Holmhurst, May 23.—I found a very large party on Saturday at hospitable Mr. Astor’s, and Cliveden in great beauty, entrancing carpets of bluebells under the trees. A telegram from the Queen of Sweden took me to Roehampton on Monday. It was twenty-two years since I had seen the King, and I thought him even handsomer and more royal-looking than of old. The Queen is not less fragile, and as full of good thoughts and words as ever.

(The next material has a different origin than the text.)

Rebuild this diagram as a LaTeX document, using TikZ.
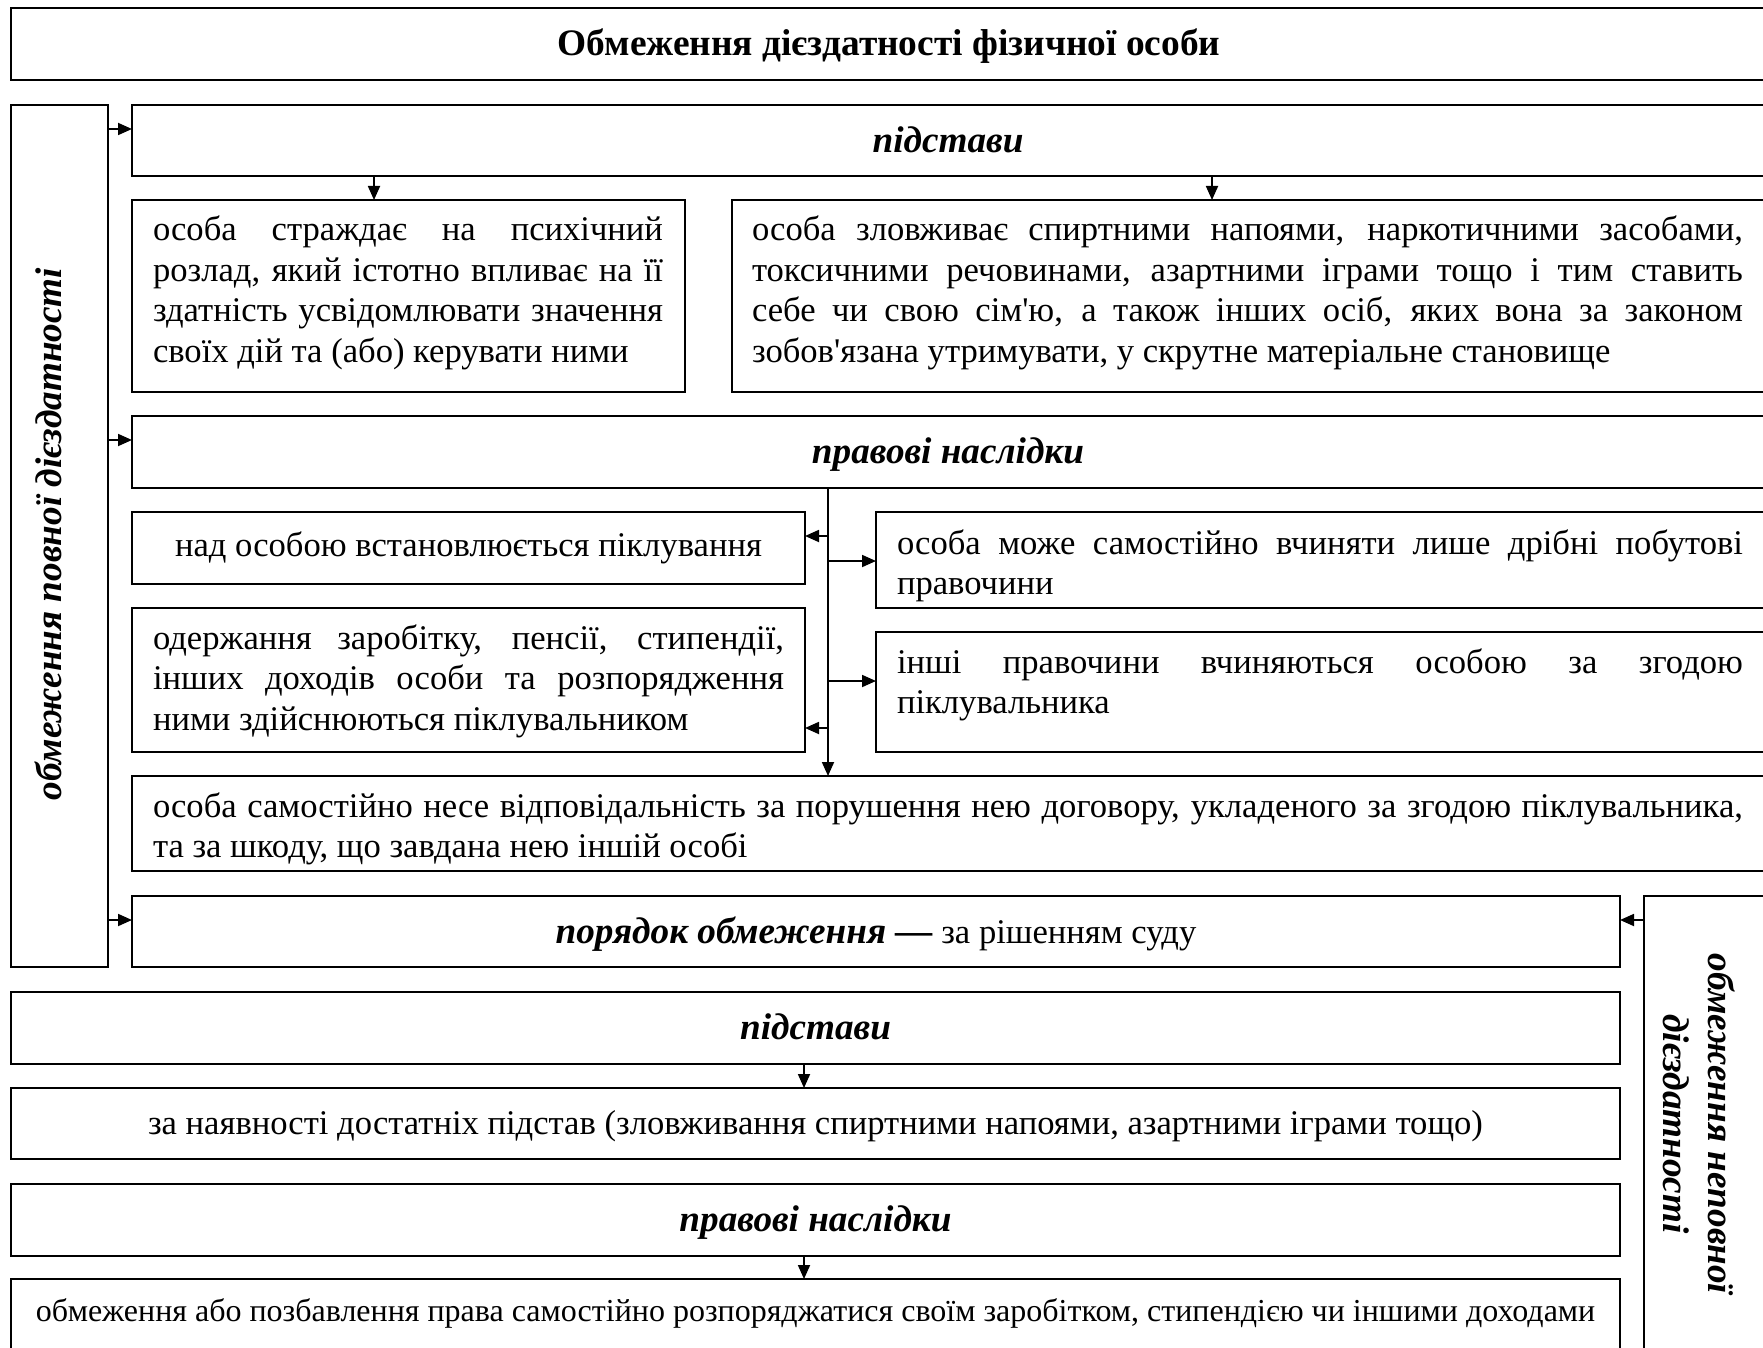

I had luncheon with the royal pair and their household, and a long talk with the Queen afterwards, who told me much of my especial Prince, now Regent in his father’s absence.

XXXI
FAREWELL

“Pleasure to our hot grasp
Gives flowers after flowers;
With passionate warmth we grasp
Hand after hand in ours:
Now do we soon perceive how fast our youth is spent.”
—Matthew Arnold.

“Oh, He has taught us what reply to make,
Or secretly in spirit, or in words,
If there be need, when sorrowing men complain
The fair illusions of their youth depart,
All things are going from them, and to-day
Is emptier of delights than yesterday,
Even as to-morrow will be barer yet:
We have been taught to feel this need not be,
This is not life’s inevitable law;
But that the gladness we are called to know
Is an increasing gladness, that the soil
Of the human heart, tilled rightly, will become
Richer and deeper, fitted to bear fruit
Of an immortal growth from day to day,
Fruit of love, life, and inefficient joy.”—R. C Trench.

“Lord, I owe thee a death: let it not be terrible: yet Thy will, not mine, be done.”—Hooker.

“When the tapers now burn blue,
And the comforters are few,
And that number more than true,
Sweet Spirit, comfort me!”—Herrick.

I mUST close this book. Printers are calling for its last pages. It is like seeing an old friend go forth into a new world, and wondering if those who inhabit it will understand him and treat him well. Perhaps no one will read it except the intimate circle—a large one certainly—who have loved Hurstmonceaux, Stoke, and little Holmhurst at different times. But I can never regret having written it, and it has been so great an enjoyment to me, that perhaps others may like it; for I have concealed nothing, and Coleridge says, “I could inform the dullest author how he might write an interesting book. Let him relate the events of his own life with honesty, not disguising the feelings that accompanied them.”[597]

Most people will say two volumes would have been enough, but the fact is I have written chiefly for myself and my relations, and not for the general public at all. They may read the book if they like, but it was not intended for them, and, as Walter Scott describes it—

“Most men, when drawn to speak about themselves,
Are moved by little and by little to say more
Than they first dreamt; until at last they blush,
And can but hope to find secret excuse
In the self-knowledge of their auditors.”[598]